Now to be clear, Sarazen didn’t truly invent the sand wedge. However, he essentially designed the forerunner for what we today call the sand wedge. Other such clubs were in play prior to The Squire taking things into his own hands, but some had concave faces (which at times hit the ball twice—once in front and once in back) and other designs that the USGA and R&A deemed illegal in 1931.

How Sarazen came to design his club is a well-worn tale that bears repeating. While being taught by Howard Hughes how to fly a plane, Sarazen took note of how a plane’s tail adjusted downward during takeoff, spawning an idea. Sarazen reached out to his equipment company, Wilson, and had them send him half-a-dozen niblicks (the equivalent of a 9-iron) to his home in New Port Richey, Fla. Using solder (don’t laugh, Rickie Fowler does something similar), Sarazen experimented with different amounts of mass on the sole of the clubs until he found one he felt would easily extricate the ball from sand.

Fowler Cobra wedge.jpg

Fowler Cobra wedge.jpg

Sarazen took the club, which had a punch-mark face instead of conventional grooves, to the 1932 Open Championship, taking care to keep it under wraps for fear it would be deemed illegal before play began. Oh, that sneaky Squire.

Asked about that chicanery by Peter Kessler on an episode of Golf Talk Live on Golf Channel, Sarazen fessed up. “Oh sure, because the British would have barred it," he said. "Because in 1932 the first nine holes I was in two or three traps and I came out and down in one and I heard the gallery saying, ‘Oh, have you seen that weapon that Sarazen has in his bag?’ So everybody started talking about it, but it was too late to barr it.”

After Sarazen used the club during his win at Princes, play from the sand was never the same again.
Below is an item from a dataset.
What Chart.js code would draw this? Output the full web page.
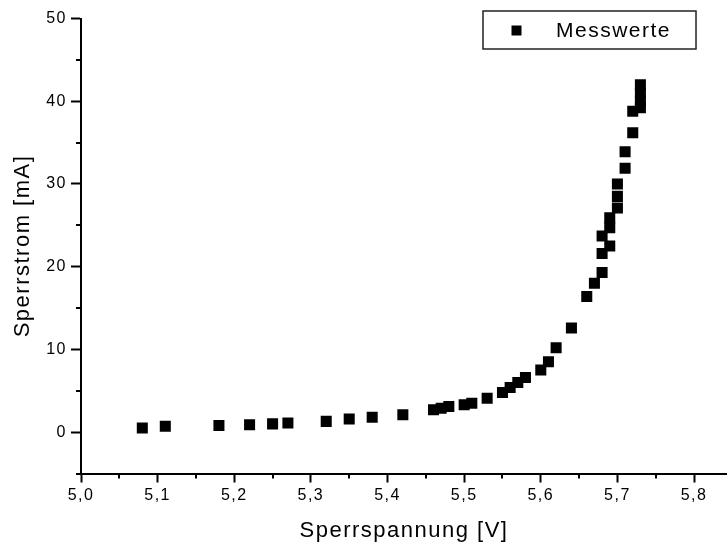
<!DOCTYPE html>
<html>
<head>
<meta charset="utf-8">
<script src="https://cdn.jsdelivr.net/npm/chart.js@4/dist/chart.umd.min.js"></script>
<style>
  html, body { margin: 0; padding: 0; background: #fff; }
  canvas { display: block; }
</style>
</head>
<body>
<canvas id="chart" width="727" height="552"></canvas>
<script>
// Messwerte: Sperrspannung [V] / Sperrstrom [mA]
var voltage = [5.08, 5.11, 5.18, 5.22, 5.25, 5.27, 5.32, 5.35, 5.38, 5.42,
               5.46, 5.47, 5.48, 5.50, 5.51, 5.53, 5.55, 5.56, 5.57, 5.58,
               5.60, 5.61, 5.62, 5.64, 5.66, 5.67, 5.68, 5.68, 5.69, 5.68,
               5.69, 5.69, 5.70, 5.70, 5.70, 5.71, 5.71, 5.72, 5.72, 5.73,
               5.73, 5.73, 5.73];
var current = [0.5, 0.7, 0.8, 0.9, 1.0, 1.1, 1.3, 1.6, 1.8, 2.1,
               2.7, 2.9, 3.1, 3.3, 3.5, 4.1, 4.8, 5.4, 6.0, 6.6,
               7.5, 8.5, 10.2, 12.6, 16.4, 18.0, 19.3, 21.6, 22.5, 23.7,
               24.7, 25.9, 27.1, 28.5, 30.0, 31.9, 33.9, 36.2, 38.8, 39.2,
               40.0, 41.0, 42.0];

var xTicks = [5.0, 5.1, 5.2, 5.3, 5.4, 5.5, 5.6, 5.7, 5.8];
var xMinor = [5.05, 5.15, 5.25, 5.35, 5.45, 5.55, 5.65, 5.75];
var yTicks = [0, 10, 20, 30, 40, 50];
var yMinor = [-5, 5, 15, 25, 35, 45];

var FONT = "'Liberation Sans', Arial, sans-serif";

var points = [];
for (var i = 0; i < voltage.length; i++) {
	points.push({x: voltage[i], y: current[i]});
}

// origin-style text is drawn a bit wider
function spacing(chart) {
	chart.ctx.letterSpacing = '1.5px';
}

var spacingPlugin = {
	id: 'spacing',
	beforeUpdate: spacing,
	beforeLayout: spacing,
	beforeDraw: spacing
};

var minorTicks = {
	id: 'minorTicks',
	afterDraw: function(chart) {
		var ctx = chart.ctx, xs = chart.scales.x, ys = chart.scales.y;
		ctx.save();
		ctx.strokeStyle = '#000';
		ctx.lineWidth = 2;
		ctx.beginPath();
		xMinor.forEach(function(v) {
			var px = Math.round(xs.getPixelForValue(v));
			ctx.moveTo(px, xs.top);
			ctx.lineTo(px, xs.top + 5);
		});
		yMinor.forEach(function(v) {
			var py = Math.round(ys.getPixelForValue(v));
			ctx.moveTo(ys.right, py);
			ctx.lineTo(ys.right - 5, py);
		});
		ctx.stroke();
		ctx.restore();
	}
};

var boxLegend = {
	id: 'boxLegend',
	afterDraw: function(chart) {
		var ctx = chart.ctx;
		var label = chart.data.datasets[0].label;
		ctx.save();
		ctx.letterSpacing = '1.5px';
		ctx.fillStyle = '#fff';
		ctx.strokeStyle = '#222';
		ctx.lineWidth = 1.5;
		ctx.fillRect(483, 11, 213, 38);
		ctx.strokeRect(483, 11, 213, 38);
		ctx.fillStyle = '#000';
		ctx.fillRect(511.5, 25.5, 10, 10);
		ctx.font = '21px ' + FONT;
		ctx.textBaseline = 'middle';
		ctx.textAlign = 'left';
		ctx.fillText(label, 556, 31);
		ctx.restore();
	}
};

new Chart(document.getElementById('chart'), {
	type: 'scatter',
	data: {
		datasets: [{
			label: 'Messwerte',
			data: points,
			pointStyle: 'rect',
			pointRadius: 7.8,
			pointHoverRadius: 7.8,
			backgroundColor: '#000',
			borderColor: '#000',
			borderWidth: 0
		}]
	},
	options: {
		responsive: false,
		animation: false,
		devicePixelRatio: 1,
		layout: {autoPadding: false, padding: {top: 18.5, right: 0, left: 0, bottom: 0}},
		plugins: {
			legend: {display: false},
			tooltip: {enabled: false}
		},
		scales: {
			x: {
				type: 'linear',
				position: 'bottom',
				min: 5.0,
				max: 5.843,
				afterBuildTicks: function(scale) {
					scale.ticks = xTicks.map(function(v) { return {value: v}; });
				},
				afterFit: function(scale) {
					scale.height = 78.5;
					scale.paddingLeft = 0;
					scale.paddingRight = 0;
				},
				border: {color: '#000', width: 2},
				grid: {drawOnChartArea: false, tickLength: 9, tickWidth: 2, tickColor: '#000'},
				ticks: {
					color: '#000',
					padding: 3,
					maxRotation: 0,
					font: {family: FONT, size: 16},
					callback: function(v) { return v.toFixed(1).replace('.', ','); }
				},
				title: {
					display: true,
					text: 'Sperrspannung [V]',
					color: '#000',
					font: {family: FONT, size: 22},
					padding: {top: 0, bottom: 8}
				}
			},
			y: {
				type: 'linear',
				min: -5,
				max: 50,
				afterBuildTicks: function(scale) {
					scale.ticks = yTicks.map(function(v) { return {value: v}; });
				},
				afterFit: function(scale) { scale.width = 81; },
				border: {color: '#000', width: 2},
				grid: {drawOnChartArea: false, tickLength: 10, tickWidth: 2, tickColor: '#000'},
				ticks: {
					color: '#000',
					padding: 4,
					font: {family: FONT, size: 16}
				},
				title: {
					display: true,
					text: 'Sperrstrom [mA]',
					color: '#000',
					font: {family: FONT, size: 22},
					padding: {top: 10, bottom: 0}
				}
			}
		}
	},
	plugins: [spacingPlugin, minorTicks, boxLegend]
});
</script>
</body>
</html>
In June 2011, the Sarazen bunker was unveiled at Princes Himalayas course. On hand for the opening was another long-time Wilson staff player, three-time major champion Padraig Harrington, who paid homage to Sarazen by executing a number of bunker shots using Sarazen’s wedge among others.

Sarazen’s design spawned a number of wedge designs from Wilson over the years, including numerous iterations of the R-20 and R-90. As for Sarazen’s wedge, it now resides at the USGA Museum in Far Hills, N.J. And unlike those infomercial wedges, it’s not for sale.